Although there are several countries around the world that require teachers to have a degree in order to qualify for a work permit or visa, there are still many other great destinations where employers are happy to take on teachers without one. Often the key is to be flexible about your destination and to go where the demand for your services is high.
Table of Contents
Whether you have a degree or not, completing an internationally accredited TESOL certification course before you start applying for jobs will undoubtedly help you in your job search. The vast majority of employers worldwide now expect their potential teachers to have undergone some form of formal teacher training before they set foot in the classroom.
Unfortunately, the regulations have been tightened in China in recent times, which means the largest market for TEFL qualified teachers is now restricted to teachers with a degree in any subject. However, as the demand is so high across the country some schools and recruitment companies will still try to entice teachers without degrees by offering them alternatives to the working visa. If you are offered the chance to work on a business type visa, be wary as this is technically illegal and could end in an unpleasant visit from the authorities. The only legal option for non-degree holders in China is working as an intern on a student visa which is an increasingly popular option despite the low salary.
As the big markets of China, Japan, South Korea, and Taiwan are largely out of reach for non-degree holders; Southeast Asia has become an increasingly attractive option for many teachers. Two of the fastest growing markets for foreign teachers in this region are Cambodia and Vietnam as they have no requirement to hold a degree to work legally. Although the average salary in these countries is not high in comparison to some other Asian countries, they still offer plenty of options for gaining valuable classroom experience and for once in a lifetime adventure. Other countries in Southeast Asia that are a little less travelled, but still have some options, are Laos and Myanmar.
Employers in Latin American countries generally pay less than those in much of Europe and Asia, however, the cost of living is typically very low and there are few countries that have any restrictions on teachers without a university degree. Most ESL jobs are located in large cities, although you will often find a smaller number of opportunities in some coastal resorts and other popular tourist areas. The top countries in this region in way of demand include Argentina, Brazil, Chile, and Mexico. Elsewhere you will find a smaller yet growing demand in countries such as Colombia, Ecuador, and Uruguay.

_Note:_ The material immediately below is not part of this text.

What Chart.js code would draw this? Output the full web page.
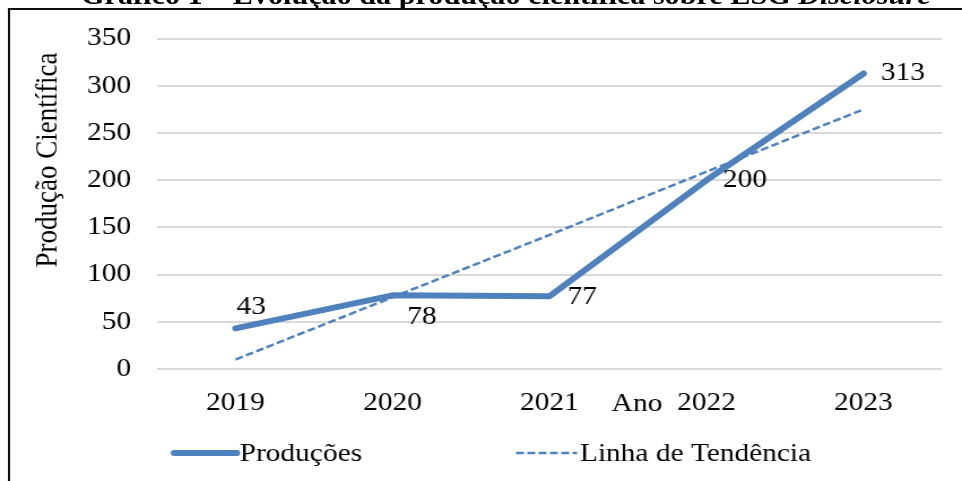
<!DOCTYPE html>
<html>
<head>
<meta charset="utf-8">
<script src="https://cdn.jsdelivr.net/npm/chart.js@4.4.1/dist/chart.umd.min.js"></script>
<style>
  html, body { margin: 0; padding: 0; background: #fff; overflow: hidden; }
  #wrap {
    position: absolute; left: 0; top: 0; width: 851px; height: 481px;
    transform: scaleX(1.1304); transform-origin: 0 0; overflow: hidden;
  }
  #title {
    position: absolute; left: 0; top: -18px; width: 895px; text-align: center;
    white-space: nowrap; font: bold 26.7px/26px "Liberation Serif", "Times New Roman", serif; color: #000;
  }
  .edge { position: absolute; background: #111; }
  #edgeTop { left: 6.5px; top: 8px; width: 900px; height: 2px; }
  #edgeLeft { left: 6.5px; top: 8px; width: 2px; height: 480px; }
  canvas { position: absolute; left: 0; top: 0; }
</style>
</head>
<body>
<div id="wrap">
  <canvas id="chart" width="851" height="481"></canvas>
  <div id="title">Gráfico 1 – Evolução da produção científica sobre ESG <i>Disclosure</i></div>
  <div class="edge" id="edgeTop"></div>
  <div class="edge" id="edgeLeft"></div>
</div>
<script>
// values
const anos = ['2019', '2020', '2021', '2022', '2023'];
const producoes = [43, 78, 77, 200, 313];
const tendencia = [10, 76, 142, 209, 275];   // dashed trend line, as drawn
const yMin = 0, yMax = 350, yStep = 50;

const azul = '#4F81BD';
const serif = '"Liberation Serif", "Times New Roman", serif';

// where each value label sits relative to its point (dx, dy), like the original
const labelOffsets = [[14, -21], [26, 22], [29, 1], [34, 0], [35, 0]];

// data labels, axis captions and the legend
const extras = {
  id: 'extras',
  afterDraw(chart) {
    const ctx = chart.ctx;
    const meta = chart.getDatasetMeta(0);
    ctx.save();
    ctx.font = '26px ' + serif;
    ctx.fillStyle = '#000';
    ctx.textAlign = 'center';
    ctx.textBaseline = 'middle';
    meta.data.forEach((pt, i) => {
      const [dx, dy] = labelOffsets[i];
      ctx.fillText(String(producoes[i]), pt.x + dx, pt.y + dy);
    });

    // x caption sits among the tick labels in the original
    ctx.fillText('Ano', 563.5, 404);

    // y caption, rotated, a bit above the middle of the axis
    ctx.save();
    ctx.translate(42.5, 160);
    ctx.rotate(-Math.PI / 2);
    ctx.font = '27px ' + serif;
    ctx.fillText('Produção Científica', 0, 0);
    ctx.restore();

    // legend
    const items = [
      { ds: chart.data.datasets[0], x1: 154, x2: 209.5, tx: 212 },
      { ds: chart.data.datasets[1], x1: 456.5, x2: 510.5, tx: 513 }
    ];
    const ly = 453;
    items.forEach(it => {
      ctx.beginPath();
      ctx.strokeStyle = it.ds.borderColor;
      ctx.lineWidth = it.ds.borderWidth;
      ctx.lineCap = it.ds.borderDash.length ? 'butt' : 'round';
      ctx.setLineDash(it.ds.borderDash);
      ctx.moveTo(it.x1, ly);
      ctx.lineTo(it.x2, ly);
      ctx.stroke();
      ctx.setLineDash([]);
      ctx.textAlign = 'left';
      ctx.fillText(it.ds.label, it.tx, ly + 1);
    });
    ctx.restore();
  }
};

new Chart(document.getElementById('chart'), {
  type: 'line',
  data: {
    labels: anos,
    datasets: [
      {
        label: 'Produções',
        data: producoes,
        borderColor: azul,
        backgroundColor: azul,
        borderWidth: 6,
        borderDash: [],
        borderCapStyle: 'round',
        borderJoinStyle: 'round',
        pointRadius: 0,
        tension: 0,
        order: 1
      },
      {
        label: 'Linha de Tendência',
        data: tendencia,
        borderColor: azul,
        backgroundColor: azul,
        borderWidth: 2.5,
        borderDash: [7, 3],
        pointRadius: 0,
        tension: 0,
        order: 2
      }
    ]
  },
  options: {
    responsive: false,
    animation: false,
    devicePixelRatio: 1,
    layout: { padding: { left: 0, right: 17.7, top: 37, bottom: 0 } },
    plugins: {
      legend: { display: false },
      tooltip: { enabled: false }
    },
    scales: {
      x: {
        type: 'category',
        offset: true,
        grid: { display: false },
        border: { display: false },
        ticks: { color: '#000', font: { family: serif, size: 26 }, padding: 11, maxRotation: 0 },
        afterFit: s => { s.height = 112; }
      },
      y: {
        min: yMin,
        max: yMax,
        grid: { color: '#d9d9d9', lineWidth: 2, drawTicks: false },
        border: { display: false },
        ticks: { stepSize: yStep, color: '#000', font: { family: serif, size: 26 }, padding: 23 },
        afterFit: s => { s.width = 138.9; }
      }
    }
  },
  plugins: [extras]
});
</script>
</body>
</html>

Popular teaching destinations such as France and Germany do have a requirement for teachers to have a 4-year university degree, however, there are plenty of other countries that do not. The two most popular countries for teaching English in Europe, Spain and Italy, have no official requirements involving degrees. Much of Central and Eastern Europe is also open to teachers regardless of their academic background. The Czech Republic and Russia are two more great options to look at in the region for non-degree holders.